Material for the task:
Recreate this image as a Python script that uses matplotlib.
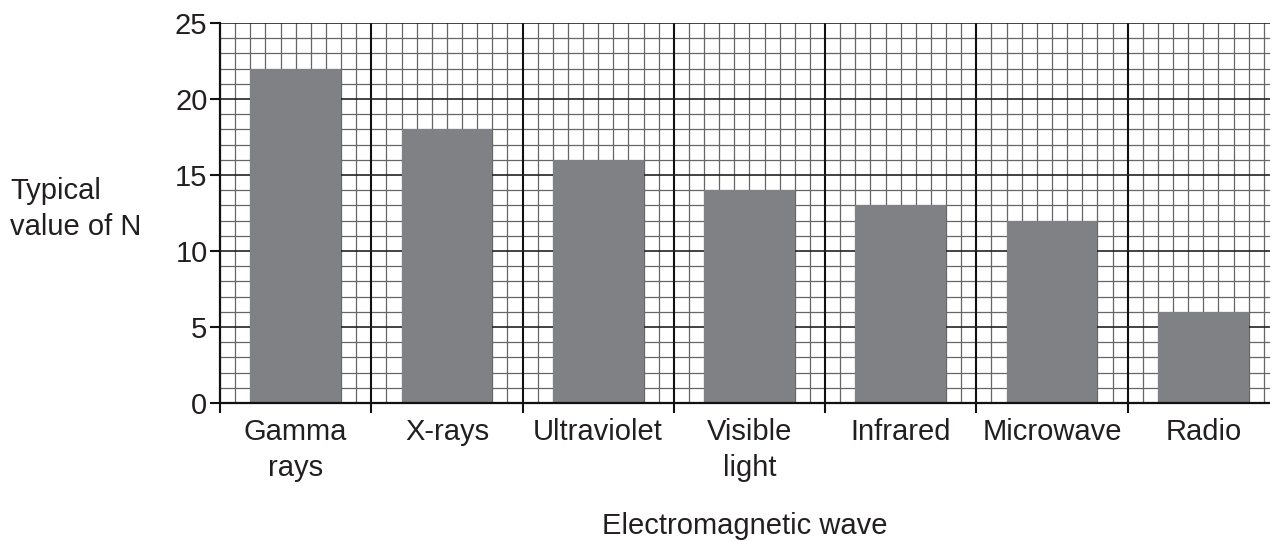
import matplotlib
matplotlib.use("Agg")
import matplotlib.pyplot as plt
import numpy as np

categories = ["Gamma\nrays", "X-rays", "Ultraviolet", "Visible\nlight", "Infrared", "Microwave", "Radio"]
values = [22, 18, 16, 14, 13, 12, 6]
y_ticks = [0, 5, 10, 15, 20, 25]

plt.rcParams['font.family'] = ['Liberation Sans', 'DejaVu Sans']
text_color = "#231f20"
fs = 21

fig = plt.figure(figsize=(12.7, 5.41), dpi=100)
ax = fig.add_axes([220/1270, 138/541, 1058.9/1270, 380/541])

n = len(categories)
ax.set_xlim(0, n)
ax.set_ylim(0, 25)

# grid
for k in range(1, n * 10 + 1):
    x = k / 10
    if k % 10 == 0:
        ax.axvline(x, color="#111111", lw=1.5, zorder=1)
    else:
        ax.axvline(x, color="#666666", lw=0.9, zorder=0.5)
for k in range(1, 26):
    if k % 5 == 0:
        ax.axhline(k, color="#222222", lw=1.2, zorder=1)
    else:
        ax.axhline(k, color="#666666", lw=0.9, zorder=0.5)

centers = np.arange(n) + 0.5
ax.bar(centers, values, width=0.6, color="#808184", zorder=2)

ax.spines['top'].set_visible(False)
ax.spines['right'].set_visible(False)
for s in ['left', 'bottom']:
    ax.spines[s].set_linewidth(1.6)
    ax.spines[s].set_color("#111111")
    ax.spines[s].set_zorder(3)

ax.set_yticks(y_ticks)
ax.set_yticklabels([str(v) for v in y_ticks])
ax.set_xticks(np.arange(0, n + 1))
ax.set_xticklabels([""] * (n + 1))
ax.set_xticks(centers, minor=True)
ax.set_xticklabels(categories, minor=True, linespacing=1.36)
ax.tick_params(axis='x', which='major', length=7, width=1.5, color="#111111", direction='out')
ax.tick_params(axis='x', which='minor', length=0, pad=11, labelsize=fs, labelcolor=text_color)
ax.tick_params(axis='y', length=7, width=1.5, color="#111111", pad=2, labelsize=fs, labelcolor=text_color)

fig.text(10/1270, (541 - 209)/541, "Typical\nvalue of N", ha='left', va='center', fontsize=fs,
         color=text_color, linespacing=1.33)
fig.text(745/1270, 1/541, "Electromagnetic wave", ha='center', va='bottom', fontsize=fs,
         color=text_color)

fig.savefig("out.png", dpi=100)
* * *
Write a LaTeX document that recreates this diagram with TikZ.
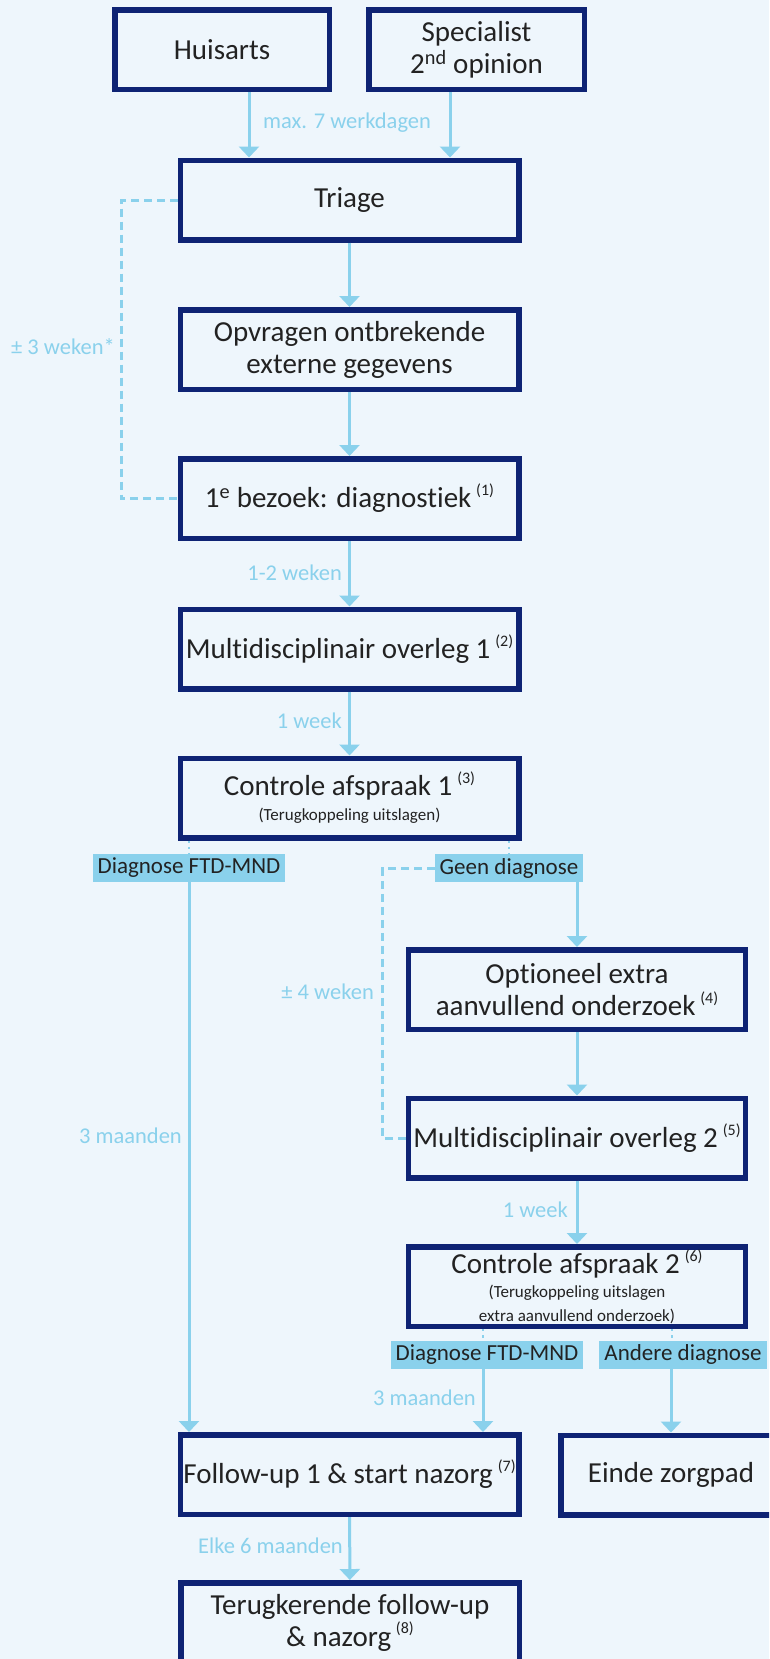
---
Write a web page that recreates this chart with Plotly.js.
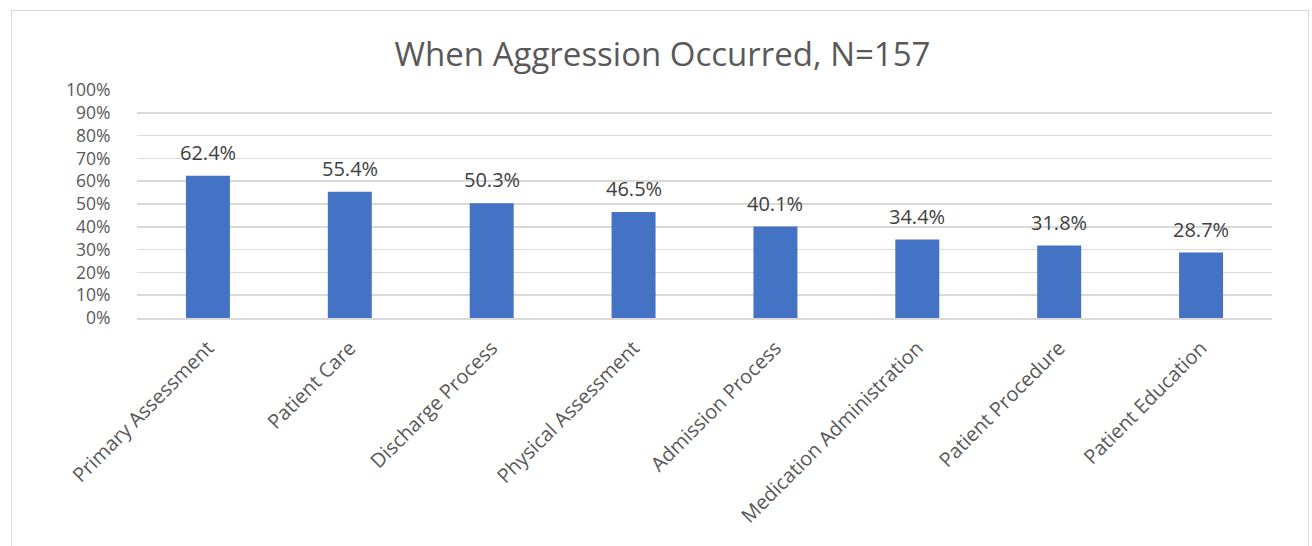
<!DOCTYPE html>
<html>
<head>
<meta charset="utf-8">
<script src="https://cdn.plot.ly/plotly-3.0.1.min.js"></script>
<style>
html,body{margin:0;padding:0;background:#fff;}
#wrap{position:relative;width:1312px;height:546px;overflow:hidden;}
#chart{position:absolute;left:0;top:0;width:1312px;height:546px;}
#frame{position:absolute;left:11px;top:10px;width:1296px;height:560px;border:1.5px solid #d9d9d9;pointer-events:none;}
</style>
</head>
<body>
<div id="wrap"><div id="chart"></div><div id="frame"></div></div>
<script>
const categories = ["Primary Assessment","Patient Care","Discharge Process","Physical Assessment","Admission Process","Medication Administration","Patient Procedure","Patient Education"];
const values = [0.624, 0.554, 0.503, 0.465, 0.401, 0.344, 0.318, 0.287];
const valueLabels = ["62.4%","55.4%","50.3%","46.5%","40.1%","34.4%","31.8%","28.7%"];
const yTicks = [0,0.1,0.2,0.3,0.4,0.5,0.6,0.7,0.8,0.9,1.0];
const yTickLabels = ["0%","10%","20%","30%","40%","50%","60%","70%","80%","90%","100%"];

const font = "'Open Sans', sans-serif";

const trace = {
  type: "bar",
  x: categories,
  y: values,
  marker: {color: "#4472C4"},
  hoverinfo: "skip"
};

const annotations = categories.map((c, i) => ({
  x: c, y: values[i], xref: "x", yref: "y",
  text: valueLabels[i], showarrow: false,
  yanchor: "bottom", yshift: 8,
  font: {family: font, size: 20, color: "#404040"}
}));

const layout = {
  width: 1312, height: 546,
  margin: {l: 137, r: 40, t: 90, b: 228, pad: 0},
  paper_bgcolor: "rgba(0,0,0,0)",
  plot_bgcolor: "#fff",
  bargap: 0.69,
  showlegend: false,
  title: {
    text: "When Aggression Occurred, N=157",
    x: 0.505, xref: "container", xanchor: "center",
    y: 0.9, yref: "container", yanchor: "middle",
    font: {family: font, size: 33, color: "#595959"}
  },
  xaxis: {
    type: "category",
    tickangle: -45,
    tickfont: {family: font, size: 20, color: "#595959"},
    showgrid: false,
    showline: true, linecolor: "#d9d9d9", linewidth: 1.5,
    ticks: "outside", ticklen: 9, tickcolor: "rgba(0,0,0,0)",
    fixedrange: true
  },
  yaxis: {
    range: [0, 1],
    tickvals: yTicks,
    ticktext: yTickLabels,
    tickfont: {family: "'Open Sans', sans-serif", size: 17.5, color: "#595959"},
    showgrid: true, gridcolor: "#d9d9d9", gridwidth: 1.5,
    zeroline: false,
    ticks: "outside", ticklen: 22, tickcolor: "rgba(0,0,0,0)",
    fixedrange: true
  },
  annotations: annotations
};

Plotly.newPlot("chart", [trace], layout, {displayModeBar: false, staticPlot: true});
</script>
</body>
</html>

The problem: Report how many lines contain "chart". Give nothing but the number.

Right answer: 4